The Simple Act of Paying Attention

Image by Daniel McAnulty via Flickr

Bliss for Business

Welcome to Bliss for Business! If you’re an entrepreneur, small business owner, or career-driven individual, tune in on Wednesdays to join Dani on an adventure to learn how to bring your work life in harmony with the thirteen Bliss Habits.

Image by Daniel McAnulty via Flickr
Image by Daniel McAnulty via Flickr

It is so stinking easy to live in a land of distractions. Like, say, you’re having a crazy Monday full of revisions and proposals and deadlines, and you realize you’re hungry, and you want to make quesadillas but your stove won’t light, so you haul out the zippo and a skewer, light the burners, set up the griddle, and go back to what you’re doing while the griddle heats up. With the Zippo on the stove.

Ahem.

Maintaining a mental balance, stopping to smell the roses, whatever you want to call it, isn’t all about savoring the beauty. It’s about being present in the moment, in each action you take. Single-tasking. Putting all of you into each thing, rather than some of you into everything. Making a better memory. Doing better work. Creating a better experience.

And it’s also about prevention. When you multi-task, you run the risk of missing those moments. Check email while you’re on a conference call, and you could miss the nuanced voices of concern about your project. Take a phone call while doing client work and miss the important points on the call and the details in your work. Live-tweet an e-course, and miss the key tidbits that you paid for—and looked forward to. Or, yanno, leave your Zippo on the stove, and almost blow up the house.

Be present in each moment.

Even if it’s just a few times a day, let your actions, your thoughts, your surroundings penetrate through to your core. Live it. Own it. Be with it. It’s self-care of the highest sort. Do yourself—and your family, clients, colleagues, and co-workers—this one favor.

Danielle NelsonHi! I’m Dani. I’m a writer, teacher, business coach, and signal-booster, and I’m on a mission to help you make your business more awesome, more successful, and more you. (With tea. Tea is always good.)

Join me for resources, wicked wisdom, and other good things at daninelson.com!

11 thoughts on “The Simple Act of Paying Attention

  1. The simple act of paying attention. Nice. And so hard to do! My latest project: Eating one meal a day (just one!) when all I do is eat. No iPad, no TV, no reading.

    I will tell you it’s really really hard and every time I do it I feel drenched in a peace that’s wholly unfamiliar and feels so good.

    Thanks for bringing this self-loving radical art of paying attention to me this morning.

    Love and light,
    Sue

  2. Great advice, Dani! During the past month I’ve been paying more attention… and especially in terms of what happens during the course of day, how I manage things, etc. And I’ve been noticing time, now I really take care of it. Lately I’ve been trying to do individual tasks in 30-60-90 minute intervals… trying to focus on one things, not multitask. It’s been a revelation, and I feel somehow I actually have more time! :o)

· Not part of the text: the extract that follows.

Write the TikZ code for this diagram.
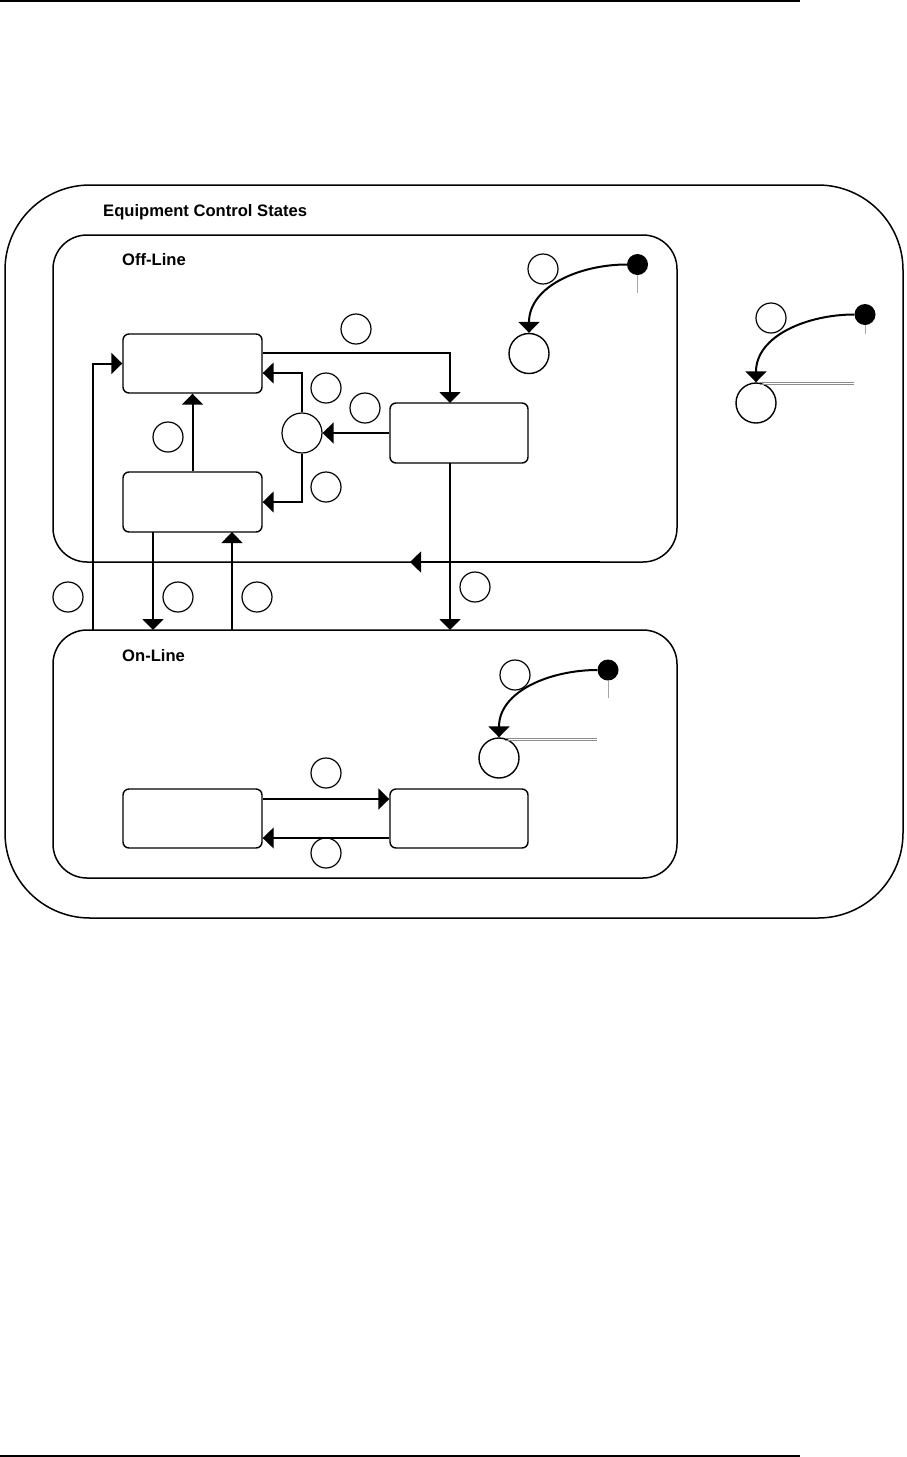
\documentclass[tikz,border=0pt]{standalone}
\usepackage{fontspec}
\setmainfont{Liberation Sans}
\usetikzlibrary{arrows.meta,calc}
\begin{document}
\begin{tikzpicture}[x=1pt,y=-1pt,
  >={Triangle[length=11pt,width=21pt]},
  container/.style={draw, line width=1.5pt, rounded corners=34pt, inner sep=0pt},
  outerbox/.style={draw, line width=1.5pt, rounded corners=85pt, inner sep=0pt},
  stbox/.style={draw, line width=1.4pt, rounded corners=6pt, minimum width=139pt, minimum height=59pt, inner sep=0pt},
  lbl/.style={draw, circle, line width=1.2pt, minimum size=30pt, inner sep=0pt},
  junc/.style={draw, circle, line width=1.2pt, minimum size=40pt, inner sep=0pt},
  target/.style={draw, circle, line width=1.4pt, minimum size=40pt, inner sep=0pt},
  dot/.style={fill, circle, minimum size=21pt, inner sep=0pt},
  heavy/.style={line width=2pt},
  light/.style={line width=1.1pt},
  tick/.style={draw=black!35, line width=0.9pt},
  dbl/.style={draw=black!45, line width=0.8pt},
  ttl/.style={anchor=base west, font=\bfseries\fontsize{16.6}{18}\selectfont, inner sep=0pt},
  rule/.style={line width=2pt}]
\useasboundingbox (0,0) rectangle (906,1457);

% page rules
\coordinate (r1a) at (0,1); \coordinate (r1b) at (800,1);
\coordinate (r2a) at (0,1456); \coordinate (r2b) at (800,1456);
\draw[rule] (r1a) -- (r1b);
\draw[rule] (r2a) -- (r2b);

% containers
\node[outerbox, minimum width=898pt, minimum height=733pt] (outer) at (454,551.5) {};
\node[container, minimum width=624pt, minimum height=327pt] (off) at (365,398.5) {};
\node[container, minimum width=624pt, minimum height=248pt] (on) at (365,754) {};

\node[ttl] (t0) at (103,216) {Equipment Control States};
\node[ttl] (t1) at (122,265) {Off-Line};
\node[ttl] (t2) at (122,661) {On-Line};

% states
\node[stbox] (A) at (192.5,363.5) {};
\node[stbox, minimum height=60pt] (B) at (192.5,502) {};
\node[stbox, minimum width=138pt, minimum height=60pt] (C) at (459,433) {};
\node[stbox] (D) at (192.5,818.5) {};
\node[stbox, minimum width=138pt] (E) at (459,818.5) {};
\node[junc] (J) at (302,433) {};

% label circles
\node[lbl] (c1) at (356,329) {};
\node[lbl] (c2) at (326,388) {};
\node[lbl] (c3) at (365,408) {};
\node[lbl] (c4) at (326,487) {};
\node[lbl] (c5) at (168,437) {};
\node[lbl] (c6) at (68,597) {};
\node[lbl] (c7) at (178,597) {};
\node[lbl] (c8) at (257,597) {};
\node[lbl] (c9) at (475,587) {};
\node[lbl] (c10) at (326,773) {};
\node[lbl] (c11) at (326,853) {};
\node[lbl] (c12) at (543,269) {};
\node[lbl] (c13) at (771,318) {};
\node[lbl] (c14) at (515,675) {};

% initial pseudo-states
\node[dot] (d1) at (637.5,264.5) {};
\node[target] (s1) at (529,353.5) {};
\node[dot] (d2) at (865,314.5) {};
\node[target] (s2) at (756,403) {};
\node[dot] (d3) at (608,670) {};
\node[target] (s3) at (499,758) {};

\coordinate (k1) at (637.5,293); \coordinate (k2) at (865,334); \coordinate (k3) at (608,698);
\draw[tick] (d1.south) -- (k1);
\draw[tick] (d2.south) -- (k2);
\draw[tick] (d3.south) -- (k3);

\draw[heavy, ->] (d1.west) to[out=180,in=90] (s1.north);
\draw[heavy, ->] (d2.west) to[out=180,in=90] (s2.north);
\draw[heavy, ->] (d3.west) to[out=180,in=90] (s3.north);

% double grey lines
\coordinate (g1a) at (760,382.3); \coordinate (g1b) at (854,382.3);
\coordinate (g2a) at (760,384.5); \coordinate (g2b) at (854,384.5);
\coordinate (g3a) at (505,738.2); \coordinate (g3b) at (597,738.2);
\coordinate (g4a) at (505,740.4); \coordinate (g4b) at (597,740.4);
\draw[dbl] (g1a) -- (g1b); \draw[dbl] (g2a) -- (g2b);
\draw[dbl] (g3a) -- (g3b); \draw[dbl] (g4a) -- (g4b);

% off-line transitions
\coordinate (ac) at (450,403);
\draw[heavy, ->] ($(A.east)+(0,-10.5)$) -| (ac);
\draw[heavy, ->] (C.west) -- (J.east);
\draw[line width=1.5pt, ->] (J.north) |- ($(A.east)+(0,9.5)$);
\draw[line width=1.5pt, ->] (J.south) |- (B.east);
\draw[heavy, ->] (B.north) -- (A.south);

% between off-line and on-line
\coordinate (l0) at (93,630);
\draw[heavy, ->] (l0) |- (A.west);
\coordinate (bo1) at (153,532); \coordinate (bo2) at (153,630);
\draw[heavy, ->] (bo1) -- (bo2);
\coordinate (ob1) at (232,630); \coordinate (ob2) at (232,532);
\draw[light, ->] (ob1) -- (ob2);
\coordinate (co1) at (450,463); \coordinate (co2) at (450,630);
\draw[heavy, ->] (co1) -- (co2);
\coordinate (fb1) at (600,562); \coordinate (fb2) at (410,562);
\draw[line width=1.5pt, ->] (fb1) -- (fb2);

% on-line transitions
\draw[heavy, ->] ($(D.east)+(0,-19.5)$) -- ($(E.west)+(0,-19.5)$);
\draw[light, ->] ($(E.west)+(0,19.5)$) -- ($(D.east)+(0,19.5)$);
\end{tikzpicture}
\end{document}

  3. I think being fully present in each moment is something we shy away from because it’s so intensely thrilling we feel we can’t sustain it on a daily basis. Then again, aren’t we here to be thrilled to our very core and live as deeply as possible?

    For my birthday this year, I gave myself the gift of being present in every moment and really diving into each experience as it unfolded. I had more fun within those 24 hours than I’ve had in longer than I can remember. It didn’t matter what I was doing: replying my birthday messages, watching a movie, dancing to music, eating cake . . . I had an absolute blast the whole day and couldn’t believe the difference intentional awareness made that Wednesday.

    Naturally I crashed the next day (as you do after intense emotional highs), but I learned a valuable lesson: living in the present is a soul boost like no other. For real.